| Work instructions |
Return the listing below exactly, with the pictures dropped.

# START OF Data extract

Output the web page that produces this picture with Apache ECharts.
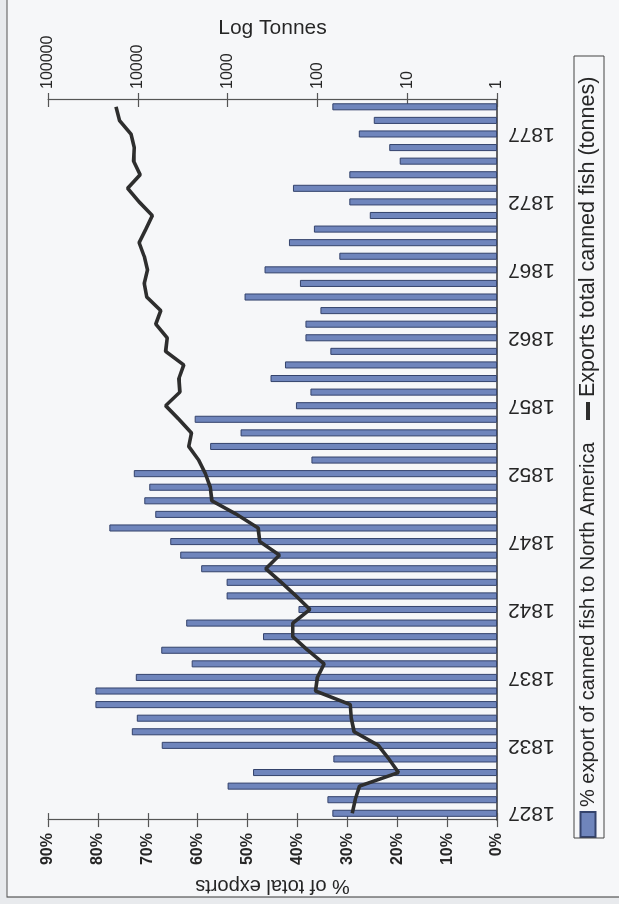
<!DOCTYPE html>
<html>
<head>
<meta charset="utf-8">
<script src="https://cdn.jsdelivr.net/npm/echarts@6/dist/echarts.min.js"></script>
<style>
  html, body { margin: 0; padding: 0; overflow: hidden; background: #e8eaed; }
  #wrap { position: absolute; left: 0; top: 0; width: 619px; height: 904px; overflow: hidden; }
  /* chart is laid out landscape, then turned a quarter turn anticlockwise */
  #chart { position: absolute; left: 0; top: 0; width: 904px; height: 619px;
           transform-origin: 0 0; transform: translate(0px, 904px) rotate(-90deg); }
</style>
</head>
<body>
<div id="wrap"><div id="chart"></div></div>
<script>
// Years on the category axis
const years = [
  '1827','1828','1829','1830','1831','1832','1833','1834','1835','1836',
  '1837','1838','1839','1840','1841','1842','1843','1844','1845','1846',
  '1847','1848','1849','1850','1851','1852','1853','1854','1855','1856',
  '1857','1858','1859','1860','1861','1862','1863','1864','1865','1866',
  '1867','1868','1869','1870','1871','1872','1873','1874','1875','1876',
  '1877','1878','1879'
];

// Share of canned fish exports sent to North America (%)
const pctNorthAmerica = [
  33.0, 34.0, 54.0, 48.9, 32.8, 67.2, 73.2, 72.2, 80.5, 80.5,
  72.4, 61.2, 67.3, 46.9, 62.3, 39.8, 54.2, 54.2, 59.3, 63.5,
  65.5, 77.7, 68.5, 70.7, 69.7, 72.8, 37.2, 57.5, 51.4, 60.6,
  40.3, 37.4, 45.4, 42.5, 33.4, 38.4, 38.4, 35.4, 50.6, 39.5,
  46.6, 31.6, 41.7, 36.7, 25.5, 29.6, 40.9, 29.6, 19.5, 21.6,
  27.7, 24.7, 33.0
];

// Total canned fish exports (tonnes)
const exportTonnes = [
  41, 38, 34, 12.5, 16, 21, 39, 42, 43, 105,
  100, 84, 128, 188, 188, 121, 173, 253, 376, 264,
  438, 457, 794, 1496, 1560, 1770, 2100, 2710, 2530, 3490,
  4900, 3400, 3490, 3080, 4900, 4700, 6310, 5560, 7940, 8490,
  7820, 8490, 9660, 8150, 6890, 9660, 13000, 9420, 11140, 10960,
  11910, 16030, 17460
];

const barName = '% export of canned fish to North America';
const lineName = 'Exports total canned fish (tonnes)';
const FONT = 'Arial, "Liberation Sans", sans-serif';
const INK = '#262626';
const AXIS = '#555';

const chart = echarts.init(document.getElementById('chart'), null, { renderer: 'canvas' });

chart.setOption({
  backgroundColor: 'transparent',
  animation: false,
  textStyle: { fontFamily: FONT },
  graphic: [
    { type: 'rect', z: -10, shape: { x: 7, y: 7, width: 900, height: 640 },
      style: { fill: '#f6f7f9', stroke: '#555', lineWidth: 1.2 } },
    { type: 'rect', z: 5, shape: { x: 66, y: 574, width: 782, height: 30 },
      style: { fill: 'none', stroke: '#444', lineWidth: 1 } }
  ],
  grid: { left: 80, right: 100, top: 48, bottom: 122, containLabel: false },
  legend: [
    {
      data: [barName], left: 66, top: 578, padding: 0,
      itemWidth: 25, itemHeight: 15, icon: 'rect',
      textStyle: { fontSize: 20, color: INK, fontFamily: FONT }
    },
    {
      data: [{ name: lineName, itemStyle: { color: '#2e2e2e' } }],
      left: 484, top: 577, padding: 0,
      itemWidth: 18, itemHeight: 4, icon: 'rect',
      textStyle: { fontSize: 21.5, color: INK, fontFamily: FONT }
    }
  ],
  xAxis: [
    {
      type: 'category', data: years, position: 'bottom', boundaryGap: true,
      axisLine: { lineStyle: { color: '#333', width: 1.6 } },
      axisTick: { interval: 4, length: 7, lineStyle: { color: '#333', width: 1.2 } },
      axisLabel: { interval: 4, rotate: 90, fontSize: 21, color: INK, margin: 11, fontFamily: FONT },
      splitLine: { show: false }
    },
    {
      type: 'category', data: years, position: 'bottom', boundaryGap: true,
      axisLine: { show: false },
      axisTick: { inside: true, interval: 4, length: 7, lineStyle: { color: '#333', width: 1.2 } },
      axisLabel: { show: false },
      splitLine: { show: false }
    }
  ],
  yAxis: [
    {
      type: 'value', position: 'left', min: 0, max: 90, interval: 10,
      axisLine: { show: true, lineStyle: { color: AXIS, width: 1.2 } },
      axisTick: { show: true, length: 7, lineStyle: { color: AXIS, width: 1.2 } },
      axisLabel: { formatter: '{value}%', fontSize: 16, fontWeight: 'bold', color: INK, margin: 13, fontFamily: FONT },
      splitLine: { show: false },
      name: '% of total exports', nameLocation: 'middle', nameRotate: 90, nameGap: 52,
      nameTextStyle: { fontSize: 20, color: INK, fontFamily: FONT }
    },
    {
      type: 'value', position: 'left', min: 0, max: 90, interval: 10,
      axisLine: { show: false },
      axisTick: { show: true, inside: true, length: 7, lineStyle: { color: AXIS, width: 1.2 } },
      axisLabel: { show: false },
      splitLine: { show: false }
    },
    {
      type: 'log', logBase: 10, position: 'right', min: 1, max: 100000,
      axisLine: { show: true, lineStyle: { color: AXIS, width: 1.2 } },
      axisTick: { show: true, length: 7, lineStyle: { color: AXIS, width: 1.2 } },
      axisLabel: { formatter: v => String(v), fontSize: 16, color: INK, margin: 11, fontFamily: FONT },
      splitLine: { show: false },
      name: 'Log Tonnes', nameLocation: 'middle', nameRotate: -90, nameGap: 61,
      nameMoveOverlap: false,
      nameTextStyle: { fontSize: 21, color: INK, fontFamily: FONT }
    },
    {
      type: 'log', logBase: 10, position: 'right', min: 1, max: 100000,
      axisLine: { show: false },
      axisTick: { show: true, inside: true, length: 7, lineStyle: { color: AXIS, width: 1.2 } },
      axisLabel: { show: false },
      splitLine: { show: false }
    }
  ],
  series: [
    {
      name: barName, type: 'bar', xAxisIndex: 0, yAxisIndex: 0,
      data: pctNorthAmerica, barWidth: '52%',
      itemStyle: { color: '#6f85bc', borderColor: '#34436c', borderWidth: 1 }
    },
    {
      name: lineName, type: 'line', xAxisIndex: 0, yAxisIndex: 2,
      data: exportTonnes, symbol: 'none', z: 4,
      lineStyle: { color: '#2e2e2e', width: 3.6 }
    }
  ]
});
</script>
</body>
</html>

# END OF Data extract

| The response |
Output the web page that produces this picture with Apache ECharts.
<!DOCTYPE html>
<html>
<head>
<meta charset="utf-8">
<script src="https://cdn.jsdelivr.net/npm/echarts@6/dist/echarts.min.js"></script>
<style>
  html, body { margin: 0; padding: 0; overflow: hidden; background: #e8eaed; }
  #wrap { position: absolute; left: 0; top: 0; width: 619px; height: 904px; overflow: hidden; }
  /* chart is laid out landscape, then turned a quarter turn anticlockwise */
  #chart { position: absolute; left: 0; top: 0; width: 904px; height: 619px;
           transform-origin: 0 0; transform: translate(0px, 904px) rotate(-90deg); }
</style>
</head>
<body>
<div id="wrap"><div id="chart"></div></div>
<script>
// Years on the category axis
const years = [
  '1827','1828','1829','1830','1831','1832','1833','1834','1835','1836',
  '1837','1838','1839','1840','1841','1842','1843','1844','1845','1846',
  '1847','1848','1849','1850','1851','1852','1853','1854','1855','1856',
  '1857','1858','1859','1860','1861','1862','1863','1864','1865','1866',
  '1867','1868','1869','1870','1871','1872','1873','1874','1875','1876',
  '1877','1878','1879'
];

// Share of canned fish exports sent to North America (%)
const pctNorthAmerica = [
  33.0, 34.0, 54.0, 48.9, 32.8, 67.2, 73.2, 72.2, 80.5, 80.5,
  72.4, 61.2, 67.3, 46.9, 62.3, 39.8, 54.2, 54.2, 59.3, 63.5,
  65.5, 77.7, 68.5, 70.7, 69.7, 72.8, 37.2, 57.5, 51.4, 60.6,
  40.3, 37.4, 45.4, 42.5, 33.4, 38.4, 38.4, 35.4, 50.6, 39.5,
  46.6, 31.6, 41.7, 36.7, 25.5, 29.6, 40.9, 29.6, 19.5, 21.6,
  27.7, 24.7, 33.0
];

// Total canned fish exports (tonnes)
const exportTonnes = [
  41, 38, 34, 12.5, 16, 21, 39, 42, 43, 105,
  100, 84, 128, 188, 188, 121, 173, 253, 376, 264,
  438, 457, 794, 1496, 1560, 1770, 2100, 2710, 2530, 3490,
  4900, 3400, 3490, 3080, 4900, 4700, 6310, 5560, 7940, 8490,
  7820, 8490, 9660, 8150, 6890, 9660, 13000, 9420, 11140, 10960,
  11910, 16030, 17460
];

const barName = '% export of canned fish to North America';
const lineName = 'Exports total canned fish (tonnes)';
const FONT = 'Arial, "Liberation Sans", sans-serif';
const INK = '#262626';
const AXIS = '#555';

const chart = echarts.init(document.getElementById('chart'), null, { renderer: 'canvas' });

chart.setOption({
  backgroundColor: 'transparent',
  animation: false,
  textStyle: { fontFamily: FONT },
  graphic: [
    { type: 'rect', z: -10, shape: { x: 7, y: 7, width: 900, height: 640 },
      style: { fill: '#f6f7f9', stroke: '#555', lineWidth: 1.2 } },
    { type: 'rect', z: 5, shape: { x: 66, y: 574, width: 782, height: 30 },
      style: { fill: 'none', stroke: '#444', lineWidth: 1 } }
  ],
  grid: { left: 80, right: 100, top: 48, bottom: 122, containLabel: false },
  legend: [
    {
      data: [barName], left: 66, top: 578, padding: 0,
      itemWidth: 25, itemHeight: 15, icon: 'rect',
      textStyle: { fontSize: 20, color: INK, fontFamily: FONT }
    },
    {
      data: [{ name: lineName, itemStyle: { color: '#2e2e2e' } }],
      left: 484, top: 577, padding: 0,
      itemWidth: 18, itemHeight: 4, icon: 'rect',
      textStyle: { fontSize: 21.5, color: INK, fontFamily: FONT }
    }
  ],
  xAxis: [
    {
      type: 'category', data: years, position: 'bottom', boundaryGap: true,
      axisLine: { lineStyle: { color: '#333', width: 1.6 } },
      axisTick: { interval: 4, length: 7, lineStyle: { color: '#333', width: 1.2 } },
      axisLabel: { interval: 4, rotate: 90, fontSize: 21, color: INK, margin: 11, fontFamily: FONT },
      splitLine: { show: false }
    },
    {
      type: 'category', data: years, position: 'bottom', boundaryGap: true,
      axisLine: { show: false },
      axisTick: { inside: true, interval: 4, length: 7, lineStyle: { color: '#333', width: 1.2 } },
      axisLabel: { show: false },
      splitLine: { show: false }
    }
  ],
  yAxis: [
    {
      type: 'value', position: 'left', min: 0, max: 90, interval: 10,
      axisLine: { show: true, lineStyle: { color: AXIS, width: 1.2 } },
      axisTick: { show: true, length: 7, lineStyle: { color: AXIS, width: 1.2 } },
      axisLabel: { formatter: '{value}%', fontSize: 16, fontWeight: 'bold', color: INK, margin: 13, fontFamily: FONT },
      splitLine: { show: false },
      name: '% of total exports', nameLocation: 'middle', nameRotate: 90, nameGap: 52,
      nameTextStyle: { fontSize: 20, color: INK, fontFamily: FONT }
    },
    {
      type: 'value', position: 'left', min: 0, max: 90, interval: 10,
      axisLine: { show: false },
      axisTick: { show: true, inside: true, length: 7, lineStyle: { color: AXIS, width: 1.2 } },
      axisLabel: { show: false },
      splitLine: { show: false }
    },
    {
      type: 'log', logBase: 10, position: 'right', min: 1, max: 100000,
      axisLine: { show: true, lineStyle: { color: AXIS, width: 1.2 } },
      axisTick: { show: true, length: 7, lineStyle: { color: AXIS, width: 1.2 } },
      axisLabel: { formatter: v => String(v), fontSize: 16, color: INK, margin: 11, fontFamily: FONT },
      splitLine: { show: false },
      name: 'Log Tonnes', nameLocation: 'middle', nameRotate: -90, nameGap: 61,
      nameMoveOverlap: false,
      nameTextStyle: { fontSize: 21, color: INK, fontFamily: FONT }
    },
    {
      type: 'log', logBase: 10, position: 'right', min: 1, max: 100000,
      axisLine: { show: false },
      axisTick: { show: true, inside: true, length: 7, lineStyle: { color: AXIS, width: 1.2 } },
      axisLabel: { show: false },
      splitLine: { show: false }
    }
  ],
  series: [
    {
      name: barName, type: 'bar', xAxisIndex: 0, yAxisIndex: 0,
      data: pctNorthAmerica, barWidth: '52%',
      itemStyle: { color: '#6f85bc', borderColor: '#34436c', borderWidth: 1 }
    },
    {
      name: lineName, type: 'line', xAxisIndex: 0, yAxisIndex: 2,
      data: exportTonnes, symbol: 'none', z: 4,
      lineStyle: { color: '#2e2e2e', width: 3.6 }
    }
  ]
});
</script>
</body>
</html>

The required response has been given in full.